The Organic Boho
by Reza Cristián
When you first step foot into The Organic Boho, you feel as though you have instantly stepped onto a white sand beach in Southern California. You see succulents on the table, colorful throw pillows on the chairs, a huge mural of street art to your left and the smell of smoothies in the air. Except you aren’t in California—you are instead inside a completely organic and plant-based restaurant in the heart of Copenhagen, Denmark.
Karina Nayja Bruun founded Organic Boho with her sister Maria Bruun in Ibiza, Spain four years ago as just a place for kids and tourists to take cooking classes and create a community atmosphere. This was the very beginning of the “whole raw food era,” as she put it.
“We got this amazing open kitchen in a big organic certified farm,” she said.
From there they would cater for the eight months out of the year they were in season, due to the weather. But that wasn’t enough for Karina; she saw that there was a market for this. “I wanted to take the brand to a whole new level; that’s why we took it back to Copenhagen.”
The two of them had no background in the food industry, Karina, originally from the fashion industry, and her sister Maria, a fitness trainer always shared a passion for food, and always enjoyed it.
The two sisters were born in Denmark, and after struggling with their kitchen in Ibiza, they decided to take their new profound love back to their home city. From there, they would participate in festivals before opening up a tangible storefront.
Where there seems to be a bigger demand for organic foods back in the states, thanks to Whole Foods, where it originally started, Karina saw that the fast-growing market for locally sourced restaurants was growing in Denmark.
With much success under their belt, The Organic Boho has recently been been nominated for the best vegan restaurant by AOK, a huge Denmark newspaper. This is the first “vegan” category, so they are super thrilled and will find out the results June 9.
Her main goal that she tries to maintain is to source locally as possible and to buy Fair Trade. “Getting the organic is not the only way to be sustainable.”
“We also want to be sustainable in a financial way and social way, so that way we can make an impact.”
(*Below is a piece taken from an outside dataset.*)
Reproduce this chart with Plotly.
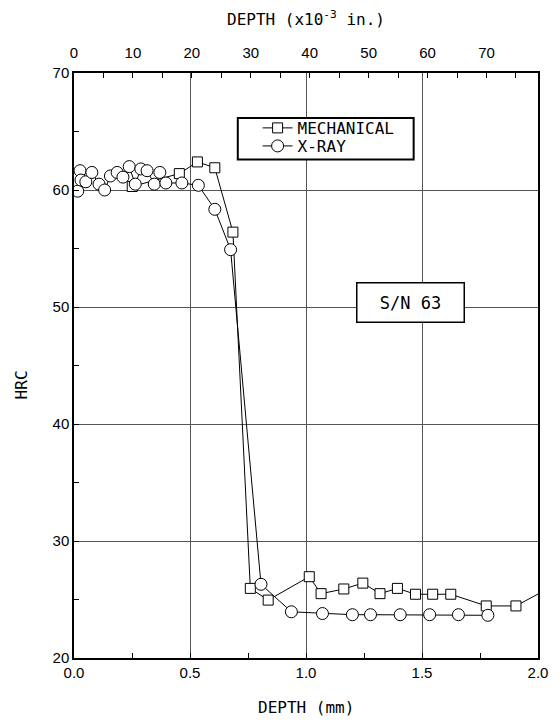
import plotly.graph_objects as go

# ---- data ----
xray_depth_mm = [0.016, 0.026, 0.030, 0.051, 0.077, 0.108, 0.132, 0.157, 0.186, 0.211,
                 0.238, 0.264, 0.288, 0.315, 0.346, 0.370, 0.396, 0.465, 0.536, 0.607,
                 0.675, 0.806, 0.937, 1.071, 1.200, 1.278, 1.406, 1.533, 1.657, 1.784]
xray_hrc = [59.9, 61.65, 60.85, 60.7, 61.5, 60.5, 60.0, 61.2, 61.5, 61.1,
            62.0, 60.5, 61.8, 61.65, 60.5, 61.5, 60.6, 60.6, 60.4, 58.35,
            54.9, 26.3, 23.95, 23.8, 23.7, 23.7, 23.7, 23.7, 23.7, 23.65]

mech_depth_mm = [0.251, 0.454, 0.532, 0.607, 0.685, 0.760, 0.837, 1.014, 1.065, 1.163,
                 1.245, 1.319, 1.394, 1.472, 1.546, 1.624, 1.777, 1.905, 2.05]
mech_hrc = [60.3, 61.4, 62.4, 61.9, 56.4, 25.95, 24.95, 26.95, 25.5, 25.9,
            26.4, 25.5, 25.95, 25.45, 25.45, 25.45, 24.45, 24.45, 26.0]

bottom_ticks = [0.0, 0.5, 1.0, 1.5, 2.0]
bottom_labels = ["0.0", "0.5", "1.0", "1.5", "2.0"]
top_ticks = [0, 10, 20, 30, 40, 50, 60, 70]
y_ticks = [20, 30, 40, 50, 60, 70]

MONO = "DejaVu Sans Mono"
SANS = "Liberation Sans"
MM_PER_MIL = 0.0254

fig = go.Figure()
fig.add_trace(go.Scatter(
    x=mech_depth_mm, y=mech_hrc, mode="lines+markers", name="MECHANICAL",
    legend="legend",
    line=dict(color="black", width=1),
    marker=dict(symbol="square", size=10, color="white", line=dict(color="black", width=1)),
))
fig.add_trace(go.Scatter(
    x=xray_depth_mm, y=xray_hrc, mode="lines+markers", name="X-RAY",
    legend="legend2",
    line=dict(color="black", width=1),
    marker=dict(symbol="circle", size=12, color="white", line=dict(color="black", width=1)),
))
# invisible trace to activate the top axis
fig.add_trace(go.Scatter(x=[0, 2.0 / MM_PER_MIL], y=[None, None], xaxis="x2",
                         showlegend=False, hoverinfo="skip", mode="lines"))

axis_common = dict(showline=True, linecolor="black", linewidth=1.5,
                   tickfont=dict(family=SANS, size=15, color="black"),
                   zeroline=False)

legend_common = dict(xanchor="left", yanchor="middle", bgcolor="rgba(0,0,0,0)",
                     borderwidth=0, font=dict(family=MONO, size=16, color="black"))

fig.update_layout(
    width=552, height=713,
    margin=dict(l=66, r=16, t=65, b=63),
    paper_bgcolor="white", plot_bgcolor="white",
    showlegend=True,
    legend=dict(x=0.3957, y=0.9060, **legend_common),
    legend2=dict(x=0.3957, y=0.8752, **legend_common),
    xaxis=dict(range=[0, 2.0], tickvals=bottom_ticks, ticktext=bottom_labels,
               ticks="inside", ticklen=0, mirror=False,
               showgrid=True, gridcolor="#555", gridwidth=1,
               minor=dict(dtick=0.25, tick0=0, ticks="inside", ticklen=5,
                          tickcolor="black", showgrid=False),
               **axis_common),
    xaxis2=dict(range=[0, 2.0 / MM_PER_MIL], overlaying="x", side="top",
                tickvals=top_ticks, ticks="inside", ticklen=5, tickcolor="black",
                showgrid=False, ticklabelstandoff=7,
                minor=dict(dtick=5, tick0=0, ticks="inside", ticklen=5,
                           tickcolor="black"),
                **axis_common),
    yaxis=dict(range=[20, 70], tickvals=y_ticks, ticks="inside", ticklen=0,
               mirror=True, showgrid=True, gridcolor="#555", gridwidth=1,
               minor=dict(dtick=5, tick0=20, ticks="inside", ticklen=5,
                          tickcolor="black", showgrid=False),
               **axis_common),
)

# legend frame
fig.add_shape(type="rect", xref="x", yref="y", x0=0.706, x1=1.464, y0=62.6, y1=66.15,
              fillcolor="white", line=dict(color="black", width=2), layer="above")

# S/N box
fig.add_annotation(x=1.45, y=50.38, xref="x", yref="y", text="S/N 63", showarrow=False,
                   font=dict(family=MONO, size=17, color="black"),
                   bgcolor="white", bordercolor="black", borderwidth=1.5,
                   width=104, height=36)

# axis titles
fig.add_annotation(x=0.5, y=1, xref="paper", yref="paper", yshift=55, yanchor="middle",
                   text="DEPTH (x10<sup>-3</sup> in.)", showarrow=False,
                   font=dict(family=MONO, size=16, color="black"))
fig.add_annotation(x=0.5, y=0, xref="paper", yref="paper", yshift=-49, yanchor="middle",
                   text="DEPTH (mm)", showarrow=False,
                   font=dict(family=MONO, size=16, color="black"))
fig.add_annotation(x=0, y=0.466, xref="paper", yref="paper", xshift=-53, xanchor="center",
                   text="HRC", textangle=-90, showarrow=False,
                   font=dict(family=MONO, size=16, color="black"))

fig.write_html("out.html")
For Karina, being organic and plant-based is not just about being healthy, but it’s an epitome of a lifestyle.
“I felt that there was a need to create a food, lifestyle brand, the food is not the only thing, but you have to have the music, the street art, the fashion,” she said. “The reason we are called The Organic Boho, because she is called 'The Organic Boho', the yoga she is doing, her trips to Ibiza she is the essence of the brand, the person we are striving to be, we want our customers to feel like the conscious, cool girl.”
Since opening up their store two years ago, they both feel there are lot more people in Copenhagen who are moving into this conscious lifestyle.
“One way to be conscious is changing your meals, instead of having eggs and bacon in the morning, you can have a breakfast meal that’s 100% organic, reduce your carbon footprint by something, but make an active gesture," Karina said.
Currently, Organic Boho is the only place in Copenhagen that is 100 percent plant-based and organic.
“We work our asses off to really keep it that way.”
Now let’s dive into the food: the main reason we came here. From their picturesque photos on Instagram to their plant-based ingredients, the co-founders, Carissa Herb and myself knew we had to try this out for in person. We ordered the “I am Bright” bowl and the Rainbow Brunch which consisted of matcha pancakes, 3 shot combo, avocado with black sesame/nuts/chili, sweet potato fries, acai bowl, gluten free bread, plant based butter, aioli and Chili mayo.
On top of this we tried two smoothies, the “I am Magic” which consisted of dates, peanut butter, raw cacao, nut milk, banana and the “I am Amazing,” which was our favorite and had spinach, tropical matcha, avocado, banana, ginger, lemon.”
Whereas their menu looks huge, Karina explained to us how they only use 34 ingredients all together and intermix between them all.
With all the fruit they use, they pay attention to food waste. “Every time we juice we take the pulp and we use to make the falafels patties, we want to show we basically have no food waste as well.”
On top of owning their own business, Maria and Karina are both part of Google ambassadors program. They are creating networks within the food industry to help people in Europe gain better knowledge with digital skills. The program which pledged to train 1 million Europeans in digital skills, reached its goal with 3 million last year alone.
So many great achievements are happening with Organic Boho, coming this summer you can find them featured in Elle magazine in their eco-city guide issue.
“When you work a lot, people notice it,” Karina said.